(What is expected)
Find the lines holding the string "that" in the data, then copy all of them.

(Records for processing)
────────

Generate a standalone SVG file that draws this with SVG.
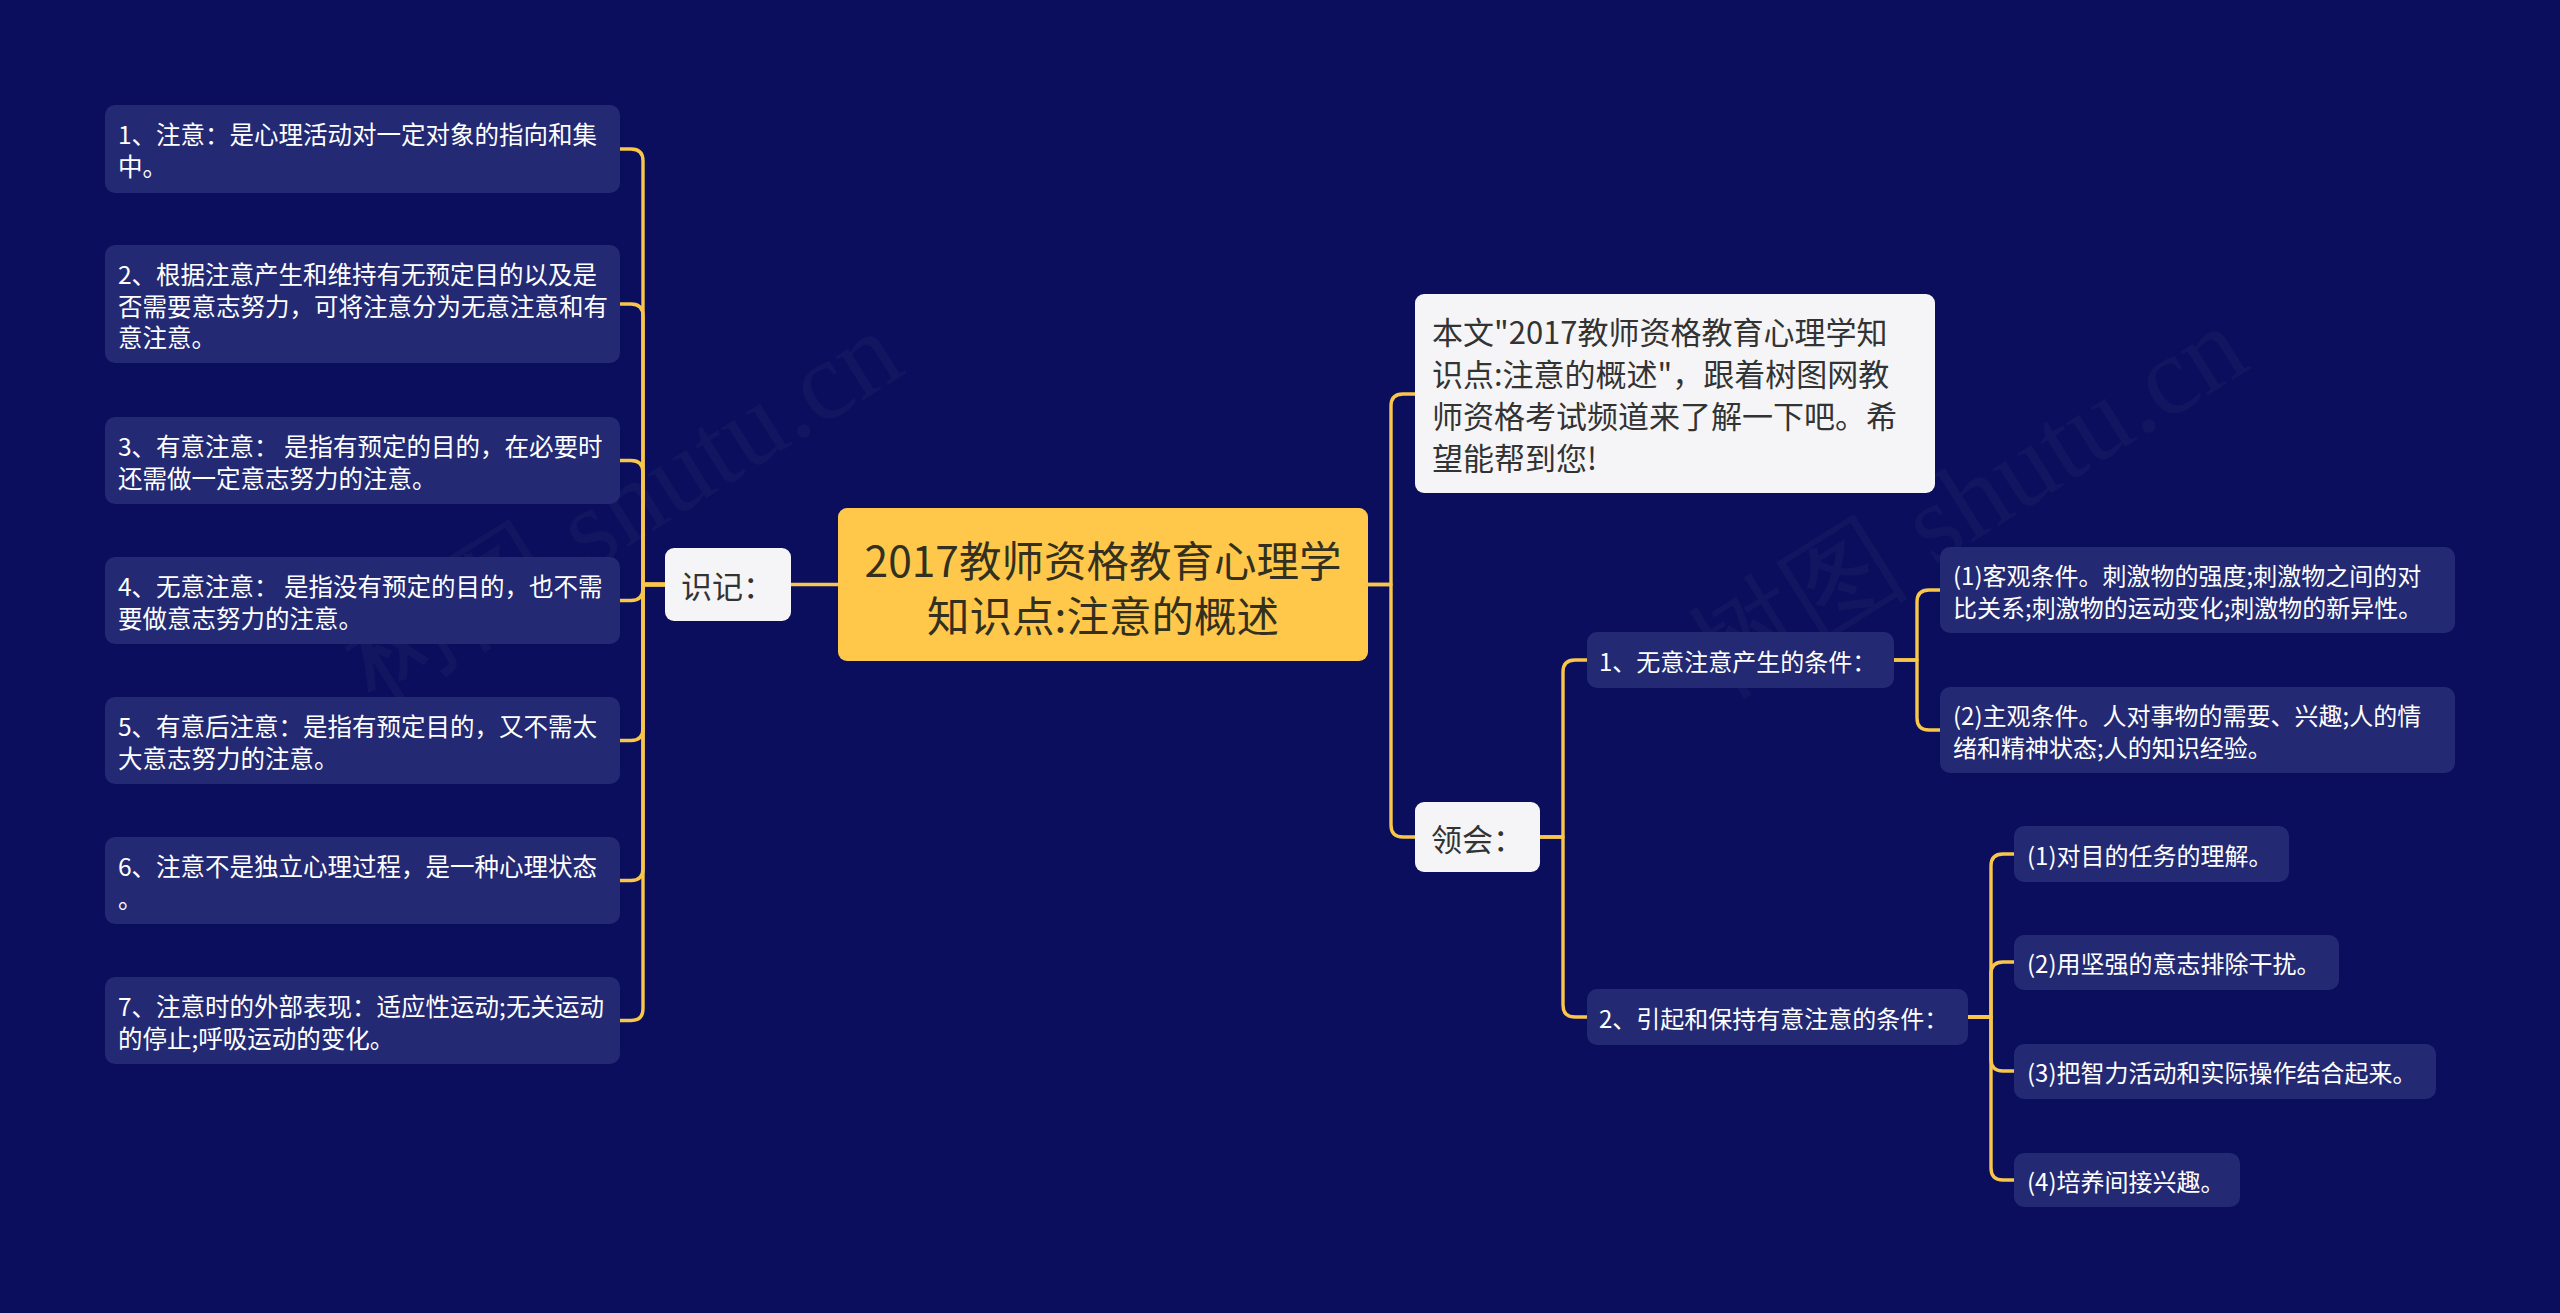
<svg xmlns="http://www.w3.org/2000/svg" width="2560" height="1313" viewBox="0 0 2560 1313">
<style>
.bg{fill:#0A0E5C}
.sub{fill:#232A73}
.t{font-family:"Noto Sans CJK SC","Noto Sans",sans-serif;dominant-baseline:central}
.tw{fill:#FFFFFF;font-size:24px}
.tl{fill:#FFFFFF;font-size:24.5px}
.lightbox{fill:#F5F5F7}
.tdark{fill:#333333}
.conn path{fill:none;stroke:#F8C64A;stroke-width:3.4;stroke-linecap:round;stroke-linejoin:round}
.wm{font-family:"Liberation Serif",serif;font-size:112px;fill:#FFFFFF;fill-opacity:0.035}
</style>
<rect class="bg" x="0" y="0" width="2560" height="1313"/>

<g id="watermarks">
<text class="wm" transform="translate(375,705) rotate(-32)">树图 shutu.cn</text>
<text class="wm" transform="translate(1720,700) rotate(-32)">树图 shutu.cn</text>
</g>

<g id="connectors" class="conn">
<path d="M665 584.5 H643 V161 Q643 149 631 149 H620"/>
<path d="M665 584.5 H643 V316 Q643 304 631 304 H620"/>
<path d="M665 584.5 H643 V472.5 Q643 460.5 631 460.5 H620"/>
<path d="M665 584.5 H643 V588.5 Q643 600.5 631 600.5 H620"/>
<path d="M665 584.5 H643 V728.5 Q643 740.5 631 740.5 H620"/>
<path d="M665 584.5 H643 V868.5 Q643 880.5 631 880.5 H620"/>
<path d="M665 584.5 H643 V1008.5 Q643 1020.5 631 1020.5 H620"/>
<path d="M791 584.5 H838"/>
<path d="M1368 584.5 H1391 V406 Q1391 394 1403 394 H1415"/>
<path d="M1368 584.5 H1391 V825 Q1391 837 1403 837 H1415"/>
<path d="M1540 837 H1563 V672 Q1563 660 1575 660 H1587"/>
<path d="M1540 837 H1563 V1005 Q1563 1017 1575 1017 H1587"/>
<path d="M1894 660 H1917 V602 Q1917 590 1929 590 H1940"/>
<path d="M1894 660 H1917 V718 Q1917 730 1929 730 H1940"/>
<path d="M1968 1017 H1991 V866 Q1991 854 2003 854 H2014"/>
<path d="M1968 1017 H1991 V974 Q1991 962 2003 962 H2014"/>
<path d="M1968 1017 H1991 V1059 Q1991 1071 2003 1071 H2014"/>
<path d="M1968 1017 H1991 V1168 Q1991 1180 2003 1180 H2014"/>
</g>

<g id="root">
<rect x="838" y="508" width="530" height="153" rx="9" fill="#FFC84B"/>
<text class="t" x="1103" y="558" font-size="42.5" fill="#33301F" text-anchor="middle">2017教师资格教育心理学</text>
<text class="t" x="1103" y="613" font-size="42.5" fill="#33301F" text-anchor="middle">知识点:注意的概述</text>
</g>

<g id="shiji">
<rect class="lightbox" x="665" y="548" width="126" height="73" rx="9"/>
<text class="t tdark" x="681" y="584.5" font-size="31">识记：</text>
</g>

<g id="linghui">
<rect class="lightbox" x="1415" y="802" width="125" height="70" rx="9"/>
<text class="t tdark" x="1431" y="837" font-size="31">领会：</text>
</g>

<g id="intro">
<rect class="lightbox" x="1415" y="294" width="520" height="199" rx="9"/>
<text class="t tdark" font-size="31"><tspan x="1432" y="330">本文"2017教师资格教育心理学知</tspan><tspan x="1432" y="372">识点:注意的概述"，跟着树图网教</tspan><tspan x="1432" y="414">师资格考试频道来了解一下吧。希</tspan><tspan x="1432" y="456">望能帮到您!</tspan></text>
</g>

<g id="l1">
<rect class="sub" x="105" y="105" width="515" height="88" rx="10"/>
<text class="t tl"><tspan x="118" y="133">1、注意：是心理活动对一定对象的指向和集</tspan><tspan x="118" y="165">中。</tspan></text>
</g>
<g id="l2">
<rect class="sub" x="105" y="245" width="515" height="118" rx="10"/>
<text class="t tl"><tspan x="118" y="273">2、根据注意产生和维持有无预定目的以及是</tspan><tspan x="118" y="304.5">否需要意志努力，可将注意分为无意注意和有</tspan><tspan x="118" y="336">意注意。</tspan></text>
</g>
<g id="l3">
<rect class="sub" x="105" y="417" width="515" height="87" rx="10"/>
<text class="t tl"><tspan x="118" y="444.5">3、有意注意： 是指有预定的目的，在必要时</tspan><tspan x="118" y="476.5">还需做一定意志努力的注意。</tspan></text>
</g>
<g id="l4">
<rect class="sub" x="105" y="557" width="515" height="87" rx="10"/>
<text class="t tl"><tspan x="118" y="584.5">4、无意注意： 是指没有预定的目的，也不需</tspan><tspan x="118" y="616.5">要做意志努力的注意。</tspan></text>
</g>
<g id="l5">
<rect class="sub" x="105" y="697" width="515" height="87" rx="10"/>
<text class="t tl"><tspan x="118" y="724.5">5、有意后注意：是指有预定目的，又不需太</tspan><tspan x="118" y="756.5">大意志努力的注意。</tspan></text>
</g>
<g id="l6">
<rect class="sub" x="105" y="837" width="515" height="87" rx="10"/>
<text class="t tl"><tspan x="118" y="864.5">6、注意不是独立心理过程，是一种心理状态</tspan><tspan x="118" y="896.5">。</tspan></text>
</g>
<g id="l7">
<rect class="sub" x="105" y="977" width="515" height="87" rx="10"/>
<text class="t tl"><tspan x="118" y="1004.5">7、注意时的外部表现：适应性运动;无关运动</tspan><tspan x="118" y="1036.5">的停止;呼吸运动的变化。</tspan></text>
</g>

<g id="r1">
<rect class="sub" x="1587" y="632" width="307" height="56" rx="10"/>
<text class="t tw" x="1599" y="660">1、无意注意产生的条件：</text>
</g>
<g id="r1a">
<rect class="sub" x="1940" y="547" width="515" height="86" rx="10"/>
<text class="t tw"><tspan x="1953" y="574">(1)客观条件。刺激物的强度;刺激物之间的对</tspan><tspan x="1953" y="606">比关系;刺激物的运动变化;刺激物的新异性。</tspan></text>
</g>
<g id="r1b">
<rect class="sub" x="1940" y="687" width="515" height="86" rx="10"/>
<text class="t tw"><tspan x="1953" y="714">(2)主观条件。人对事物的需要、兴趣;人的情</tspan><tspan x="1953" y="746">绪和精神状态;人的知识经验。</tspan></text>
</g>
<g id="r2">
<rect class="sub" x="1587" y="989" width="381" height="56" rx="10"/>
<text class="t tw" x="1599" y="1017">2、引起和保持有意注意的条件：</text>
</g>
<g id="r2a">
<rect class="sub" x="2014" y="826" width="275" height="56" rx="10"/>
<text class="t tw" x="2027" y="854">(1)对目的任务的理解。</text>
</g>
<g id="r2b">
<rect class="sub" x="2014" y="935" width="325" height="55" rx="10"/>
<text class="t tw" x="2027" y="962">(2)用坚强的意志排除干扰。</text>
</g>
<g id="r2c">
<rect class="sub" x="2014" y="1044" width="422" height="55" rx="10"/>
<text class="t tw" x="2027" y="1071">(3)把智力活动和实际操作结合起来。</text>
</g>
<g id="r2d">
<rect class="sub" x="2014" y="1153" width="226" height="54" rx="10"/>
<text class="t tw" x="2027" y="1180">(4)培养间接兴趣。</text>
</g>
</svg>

────────

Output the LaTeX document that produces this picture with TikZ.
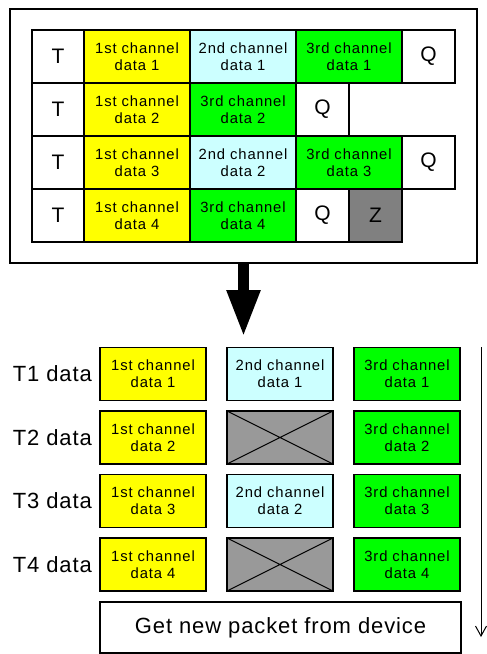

────────

(Expected answer)
Generate a standalone SVG file that draws this with SVG.
Output the LaTeX document that produces this picture with TikZ.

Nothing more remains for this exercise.